§ **What you are asked to do**: Don't include pictures. Quote the lines below from the first through the line that contains "const xTickYears = [2008, 2010, 2012, 2014, 2016, 2018, 2020];".

————

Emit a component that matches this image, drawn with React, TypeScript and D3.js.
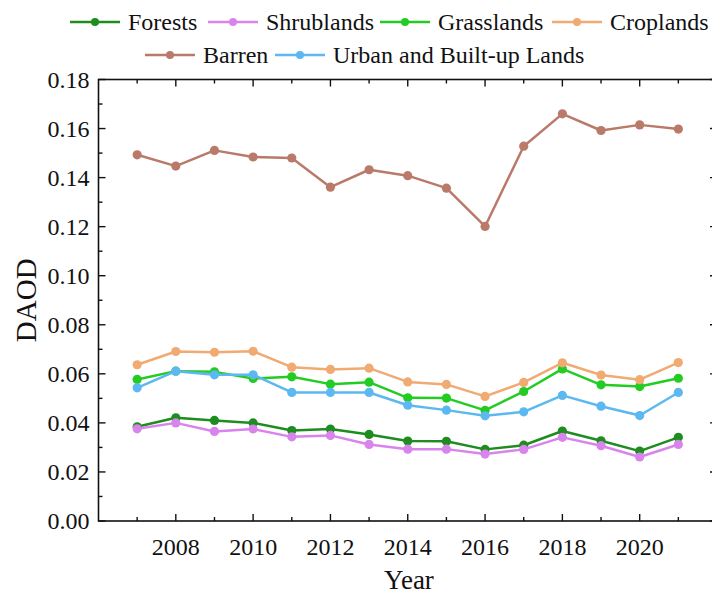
import React from "react";
import * as d3 from "d3";

const years = [2007, 2008, 2009, 2010, 2011, 2012, 2013, 2014, 2015, 2016, 2017, 2018, 2019, 2020, 2021];

const forests = [0.0384, 0.0421, 0.041, 0.04, 0.0369, 0.0375, 0.0353, 0.0326, 0.0325, 0.0292, 0.0309, 0.0367, 0.0327, 0.0285, 0.0341];
const shrublands = [0.0376, 0.04, 0.0365, 0.0375, 0.0343, 0.0349, 0.0312, 0.0293, 0.0293, 0.0273, 0.0292, 0.0341, 0.0307, 0.0261, 0.0312];
const grasslands = [0.0577, 0.0611, 0.0608, 0.0581, 0.0588, 0.0558, 0.0566, 0.0502, 0.0501, 0.0451, 0.0528, 0.062, 0.0555, 0.0548, 0.0582];
const croplands = [0.0637, 0.0691, 0.0688, 0.0692, 0.0627, 0.0618, 0.0623, 0.0567, 0.0557, 0.0508, 0.0565, 0.0645, 0.0595, 0.0576, 0.0646];
const barren = [0.1493, 0.1447, 0.1511, 0.1484, 0.148, 0.1361, 0.1432, 0.1408, 0.1357, 0.1201, 0.1528, 0.166, 0.1592, 0.1615, 0.1598];
const urban = [0.0543, 0.0611, 0.0596, 0.0596, 0.0524, 0.0524, 0.0524, 0.0472, 0.0452, 0.0429, 0.0445, 0.0512, 0.0468, 0.043, 0.0524];

const yTicks = [0, 0.02, 0.04, 0.06, 0.08, 0.1, 0.12, 0.14, 0.16, 0.18];
const xTickYears = [2008, 2010, 2012, 2014, 2016, 2018, 2020];

const seriesList = [
  { name: "Forests", values: forests, color: "#1f8c1f" },
  { name: "Shrublands", values: shrublands, color: "#d983ec" },
  { name: "Grasslands", values: grasslands, color: "#22cc22" },
  { name: "Croplands", values: croplands, color: "#f0aa72" },
  { name: "Barren", values: barren, color: "#b97a6a" },
  { name: "Urban and Built-up Lands", values: urban, color: "#5cb8f0" },
];

// Legend rows: [series index, line start x]
const legendRow1 = [
  { i: 0, x: 70 },
  { i: 1, x: 208 },
  { i: 2, x: 380 },
  { i: 3, x: 552 },
];
const legendRow2 = [
  { i: 4, x: 145 },
  { i: 5, x: 275 },
];

const W = 712;
const H = 597;
const FONT = "'Liberation Serif', 'Times New Roman', serif";

export default function App() {
  const left = 98.5;
  const right = 717;
  const top = 79.5;
  const bottom = 521;

  const x = d3.scaleLinear().domain([2006, 2022]).range([left, right]);
  const y = d3.scaleLinear().domain([0, 0.18]).range([bottom, top]);

  const line = d3
    .line<number>()
    .x((_, i) => x(years[i]))
    .y((d) => y(d));

  const minorY = d3.range(0, 0.1801, 0.01);
  const allYears = d3.range(2007, 2022);

  const legendItem = (it: { i: number; x: number }, cy: number) => {
    const s = seriesList[it.i];
    return (
      <g key={s.name}>
        <line x1={it.x} x2={it.x + 50} y1={cy} y2={cy} stroke={s.color} strokeWidth={2.5} />
        <circle cx={it.x + 25} cy={cy} r={4} fill={s.color} />
        <text x={it.x + 58} y={cy} dy="0.35em" fontSize={24} fontFamily={FONT} fill="#111">
          {s.name}
        </text>
      </g>
    );
  };

  return (
    <svg
      width={W}
      height={H}
      viewBox={`0 0 ${W} ${H}`}
      style={{ position: "absolute", left: 0, top: 0, background: "#fff" }}
    >
      <rect width={W} height={H} fill="#fff" />

      {/* frame */}
      <rect x={left} y={top} width={right - left} height={bottom - top} fill="none" stroke="#111" strokeWidth={1.6} />

      {/* y ticks (inward, left and right) */}
      {minorY.map((v, k) => {
        const major = k % 2 === 0;
        const len = major ? 7 : 4;
        return (
          <g key={"yt" + k}>
            <line x1={left} x2={left + len} y1={y(v)} y2={y(v)} stroke="#111" strokeWidth={1.4} />
            <line x1={right} x2={right - len} y1={y(v)} y2={y(v)} stroke="#111" strokeWidth={1.4} />
          </g>
        );
      })}

      {/* x ticks (inward, bottom and top) */}
      {allYears.map((yr) => {
        const major = yr % 2 === 0;
        const len = major ? 7 : 4;
        return (
          <g key={"xt" + yr}>
            <line x1={x(yr)} x2={x(yr)} y1={bottom} y2={bottom - len} stroke="#111" strokeWidth={1.4} />
            <line x1={x(yr)} x2={x(yr)} y1={top} y2={top + len} stroke="#111" strokeWidth={1.4} />
          </g>
        );
      })}

      {/* y tick labels */}
      {yTicks.map((v) => (
        <text
          key={"yl" + v}
          x={left - 9}
          y={y(v)}
          dy="0.35em"
          textAnchor="end"
          fontSize={24}
          fontFamily={FONT}
          fill="#111"
        >
          {v.toFixed(2)}
        </text>
      ))}

      {/* x tick labels */}
      {xTickYears.map((yr) => (
        <text
          key={"xl" + yr}
          x={x(yr)}
          y={bottom + 26}
          dy="0.35em"
          textAnchor="middle"
          fontSize={24}
          fontFamily={FONT}
          fill="#111"
        >
          {yr}
        </text>
      ))}

      {/* axis titles */}
      <text
        x={0}
        y={0}
        transform={`translate(26, ${(top + bottom) / 2}) rotate(-90)`}
        dy="0.35em"
        textAnchor="middle"
        fontSize={29}
        fontFamily={FONT}
        fill="#111"
      >
        DAOD
      </text>
      <text x={409} y={589} textAnchor="middle" fontSize={27} fontFamily={FONT} fill="#111">
        Year
      </text>

      {/* series */}
      {seriesList.map((s) => (
        <g key={s.name}>
          <path d={line(s.values) || ""} fill="none" stroke={s.color} strokeWidth={2.5} strokeLinejoin="round" />
          {s.values.map((v, i) => (
            <circle key={i} cx={x(years[i])} cy={y(v)} r={4.6} fill={s.color} />
          ))}
        </g>
      ))}

      {/* legend */}
      {legendRow1.map((it) => legendItem(it, 22))}
      {legendRow2.map((it) => legendItem(it, 55))}
    </svg>
  );
}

————

§ **Output for this task**:
Emit a component that matches this image, drawn with React, TypeScript and D3.js.
import React from "react";
import * as d3 from "d3";

const years = [2007, 2008, 2009, 2010, 2011, 2012, 2013, 2014, 2015, 2016, 2017, 2018, 2019, 2020, 2021];

const forests = [0.0384, 0.0421, 0.041, 0.04, 0.0369, 0.0375, 0.0353, 0.0326, 0.0325, 0.0292, 0.0309, 0.0367, 0.0327, 0.0285, 0.0341];
const shrublands = [0.0376, 0.04, 0.0365, 0.0375, 0.0343, 0.0349, 0.0312, 0.0293, 0.0293, 0.0273, 0.0292, 0.0341, 0.0307, 0.0261, 0.0312];
const grasslands = [0.0577, 0.0611, 0.0608, 0.0581, 0.0588, 0.0558, 0.0566, 0.0502, 0.0501, 0.0451, 0.0528, 0.062, 0.0555, 0.0548, 0.0582];
const croplands = [0.0637, 0.0691, 0.0688, 0.0692, 0.0627, 0.0618, 0.0623, 0.0567, 0.0557, 0.0508, 0.0565, 0.0645, 0.0595, 0.0576, 0.0646];
const barren = [0.1493, 0.1447, 0.1511, 0.1484, 0.148, 0.1361, 0.1432, 0.1408, 0.1357, 0.1201, 0.1528, 0.166, 0.1592, 0.1615, 0.1598];
const urban = [0.0543, 0.0611, 0.0596, 0.0596, 0.0524, 0.0524, 0.0524, 0.0472, 0.0452, 0.0429, 0.0445, 0.0512, 0.0468, 0.043, 0.0524];

const yTicks = [0, 0.02, 0.04, 0.06, 0.08, 0.1, 0.12, 0.14, 0.16, 0.18];
const xTickYears = [2008, 2010, 2012, 2014, 2016, 2018, 2020];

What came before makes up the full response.